M.A.B (Mad About Bushcraft)
Dec 30, 2005
26,890
2,143
Mercia
Thanks very much, British Red, Im not brilliant at this social stuff (Though I can do some as you all know)

You are braver than me Tengu - I can't do the Bushmoot!

Its worth it though. One of my neighbours is now amongst my (few) best friends - real gruff tinkerer that can make nearly anything. Sits and sups home brew with me and machines me gun parts from billets of Stainless.

This is him moving huge pile of brash for me on his 1953 tractor :)


1953 Fordson Major_1 by British Red, on Flickr

Then we drank beer on deck chairs till we reduced it to this


Tractor and fire_1 by British Red, on Flickr

He's a grand chap, and now comes and borrows the odd thing from me (a great honour as he has everything - its usually just an excuse to drop by, but I can't admit I know that ;))
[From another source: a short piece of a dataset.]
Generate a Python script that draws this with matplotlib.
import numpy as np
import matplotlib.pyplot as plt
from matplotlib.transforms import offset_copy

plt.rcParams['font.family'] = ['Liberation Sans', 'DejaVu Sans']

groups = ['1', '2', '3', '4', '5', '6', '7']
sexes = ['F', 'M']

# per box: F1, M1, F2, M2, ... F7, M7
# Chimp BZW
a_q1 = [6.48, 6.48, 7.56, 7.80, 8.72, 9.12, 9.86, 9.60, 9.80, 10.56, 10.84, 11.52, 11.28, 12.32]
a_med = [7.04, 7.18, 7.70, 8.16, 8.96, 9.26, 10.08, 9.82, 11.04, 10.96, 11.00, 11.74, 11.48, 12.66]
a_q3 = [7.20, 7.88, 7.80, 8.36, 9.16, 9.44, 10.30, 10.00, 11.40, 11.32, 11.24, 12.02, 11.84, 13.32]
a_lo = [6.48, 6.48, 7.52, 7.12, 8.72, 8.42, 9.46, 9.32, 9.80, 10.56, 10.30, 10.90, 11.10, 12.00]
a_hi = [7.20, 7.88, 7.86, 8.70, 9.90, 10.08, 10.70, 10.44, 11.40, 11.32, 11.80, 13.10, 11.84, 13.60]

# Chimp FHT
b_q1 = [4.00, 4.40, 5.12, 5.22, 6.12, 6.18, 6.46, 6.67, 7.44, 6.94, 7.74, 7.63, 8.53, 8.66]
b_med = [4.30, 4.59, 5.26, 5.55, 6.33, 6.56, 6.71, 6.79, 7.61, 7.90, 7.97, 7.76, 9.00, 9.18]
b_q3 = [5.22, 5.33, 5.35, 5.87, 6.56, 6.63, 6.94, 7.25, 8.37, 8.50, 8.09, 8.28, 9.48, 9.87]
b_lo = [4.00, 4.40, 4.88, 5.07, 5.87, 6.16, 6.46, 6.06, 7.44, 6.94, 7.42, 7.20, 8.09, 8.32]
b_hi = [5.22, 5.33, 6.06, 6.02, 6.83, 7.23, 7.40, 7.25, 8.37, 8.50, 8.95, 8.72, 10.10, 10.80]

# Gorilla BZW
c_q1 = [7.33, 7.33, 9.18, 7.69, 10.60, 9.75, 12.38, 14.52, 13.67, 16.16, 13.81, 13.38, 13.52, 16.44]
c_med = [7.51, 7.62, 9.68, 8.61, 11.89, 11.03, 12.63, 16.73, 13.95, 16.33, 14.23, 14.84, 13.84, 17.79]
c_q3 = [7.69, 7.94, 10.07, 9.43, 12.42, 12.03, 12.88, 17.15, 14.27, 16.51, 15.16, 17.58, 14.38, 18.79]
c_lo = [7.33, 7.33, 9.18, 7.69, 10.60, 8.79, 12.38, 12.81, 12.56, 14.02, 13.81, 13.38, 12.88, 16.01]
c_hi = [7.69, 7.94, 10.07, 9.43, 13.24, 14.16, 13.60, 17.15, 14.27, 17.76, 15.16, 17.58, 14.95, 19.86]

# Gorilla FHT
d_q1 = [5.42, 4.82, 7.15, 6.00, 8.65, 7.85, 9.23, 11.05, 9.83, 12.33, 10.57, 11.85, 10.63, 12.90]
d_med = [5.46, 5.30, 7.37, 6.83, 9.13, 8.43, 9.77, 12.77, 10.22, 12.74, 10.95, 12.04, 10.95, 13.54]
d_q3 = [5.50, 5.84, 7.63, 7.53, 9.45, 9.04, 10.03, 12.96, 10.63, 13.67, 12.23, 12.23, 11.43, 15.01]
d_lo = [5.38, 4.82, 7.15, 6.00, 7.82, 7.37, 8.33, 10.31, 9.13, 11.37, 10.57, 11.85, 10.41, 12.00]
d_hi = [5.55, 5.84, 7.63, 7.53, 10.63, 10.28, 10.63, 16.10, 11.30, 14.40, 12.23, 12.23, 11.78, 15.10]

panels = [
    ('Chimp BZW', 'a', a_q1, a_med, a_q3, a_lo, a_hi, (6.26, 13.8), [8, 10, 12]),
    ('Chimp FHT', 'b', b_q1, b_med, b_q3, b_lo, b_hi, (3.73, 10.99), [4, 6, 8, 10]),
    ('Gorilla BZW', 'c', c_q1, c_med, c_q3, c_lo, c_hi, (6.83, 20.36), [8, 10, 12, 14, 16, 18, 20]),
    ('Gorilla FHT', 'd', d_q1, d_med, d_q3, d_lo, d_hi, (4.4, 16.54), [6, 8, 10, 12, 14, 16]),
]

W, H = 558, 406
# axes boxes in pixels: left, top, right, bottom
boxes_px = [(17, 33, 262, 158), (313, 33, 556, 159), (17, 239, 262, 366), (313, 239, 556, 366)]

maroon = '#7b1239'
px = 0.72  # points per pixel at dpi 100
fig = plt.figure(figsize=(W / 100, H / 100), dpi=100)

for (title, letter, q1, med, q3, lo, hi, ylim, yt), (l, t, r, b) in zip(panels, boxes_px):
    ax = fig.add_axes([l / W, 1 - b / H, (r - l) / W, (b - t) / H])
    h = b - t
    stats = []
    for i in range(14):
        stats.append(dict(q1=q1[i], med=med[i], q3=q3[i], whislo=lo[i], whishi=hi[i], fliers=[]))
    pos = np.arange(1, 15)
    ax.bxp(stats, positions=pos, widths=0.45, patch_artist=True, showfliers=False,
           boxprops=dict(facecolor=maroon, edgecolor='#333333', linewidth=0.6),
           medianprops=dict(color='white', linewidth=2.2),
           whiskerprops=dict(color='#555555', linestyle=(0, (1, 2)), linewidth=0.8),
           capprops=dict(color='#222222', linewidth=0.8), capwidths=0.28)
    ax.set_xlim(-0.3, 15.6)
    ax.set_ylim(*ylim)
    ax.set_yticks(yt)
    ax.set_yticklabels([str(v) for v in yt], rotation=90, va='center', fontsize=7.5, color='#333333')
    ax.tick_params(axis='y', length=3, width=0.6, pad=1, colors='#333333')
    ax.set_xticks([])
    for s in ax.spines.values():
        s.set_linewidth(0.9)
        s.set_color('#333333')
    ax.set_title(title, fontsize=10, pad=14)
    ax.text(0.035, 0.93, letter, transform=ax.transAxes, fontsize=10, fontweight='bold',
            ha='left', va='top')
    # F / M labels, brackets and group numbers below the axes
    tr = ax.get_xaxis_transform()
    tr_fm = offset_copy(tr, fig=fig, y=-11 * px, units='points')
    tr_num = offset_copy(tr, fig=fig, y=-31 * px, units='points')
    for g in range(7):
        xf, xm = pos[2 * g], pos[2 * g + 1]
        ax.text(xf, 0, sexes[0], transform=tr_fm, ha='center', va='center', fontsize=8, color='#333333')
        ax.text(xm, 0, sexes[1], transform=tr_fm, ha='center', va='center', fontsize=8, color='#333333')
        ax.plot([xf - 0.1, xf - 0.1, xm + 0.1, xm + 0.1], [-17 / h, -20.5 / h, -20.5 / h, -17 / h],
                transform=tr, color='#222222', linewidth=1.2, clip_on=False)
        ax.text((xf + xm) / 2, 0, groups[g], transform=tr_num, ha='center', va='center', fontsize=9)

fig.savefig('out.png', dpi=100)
The big thing is, don't try too hard! Make it informal, relaxed, a few drinks, somthing to eat, turn up when you like. All the best parties I have been to are like that. Formal things where people have to get dressed up are a hassle.

Don't push too hard - we have been here a few years and are just getting "accepted" - it takes time, and you have to be the one to make the effort - hard though it is - but its worth it
 

boatman

Bushcrafter (boy, I've got a lot to say!)
Feb 20, 2007
2,444
8
78
Cornwall
Take in each others parcels, exchange the odd plant, discuss the weather and the sea state. Mind our own business as they do theirs. That'll do me.
 

oldtimer

Full Member
Sep 27, 2005
3,318
1,991
83
Oxfordshire and Pyrenees-Orientales, France
Ask for help. Help them. ie reciprocate. We think our neighbours are great: they seem to like us. People face to face are just like the folk on this forum: they'll treat you the way you treat them. You come across on this forum as interesting to know, if a bit lonely. I'd share a meal and a drink if you lived next door- why should your neighbours be any different? It is a two way process.
 

Bluezephyr

Tenderfoot
Mar 10, 2013
80
0
Stratton
Shame Christmas has gone, could start with giving cards out with your names and house number, generally if people are decent they will give one back.
BBQ time is coming, invites for all the neighbours. Has your area got a residents crime watch scheme, get into that.
I've struck up some decent friendships by just saying 'hello' when out and about.
 

Stringmaker

Native
Sep 6, 2010
1,891
1
UK
To try and engineer something by which you meet them is a bit tricky.

How long have you lived there?

We live in a small close, and when we got married we took a piece of wedding cake around to each neighbour. Most of our social interaction seems to be when one or other of us is either mowing the lawn, taking the bins out or coming back from the shops. Don't force it, but if you do happen to be within hailing distance then a simple smile and a hello is a good start, followed by that classic conversational gambit; the weather!
 

Mesquite

It is what it is.
Mar 5, 2008
28,220
3,198
63
~Hemel Hempstead~
Remember... don't wear out your welcome with neighbours and don't take advantage of them either.

Doing either of the two will ensure you won't be invited back.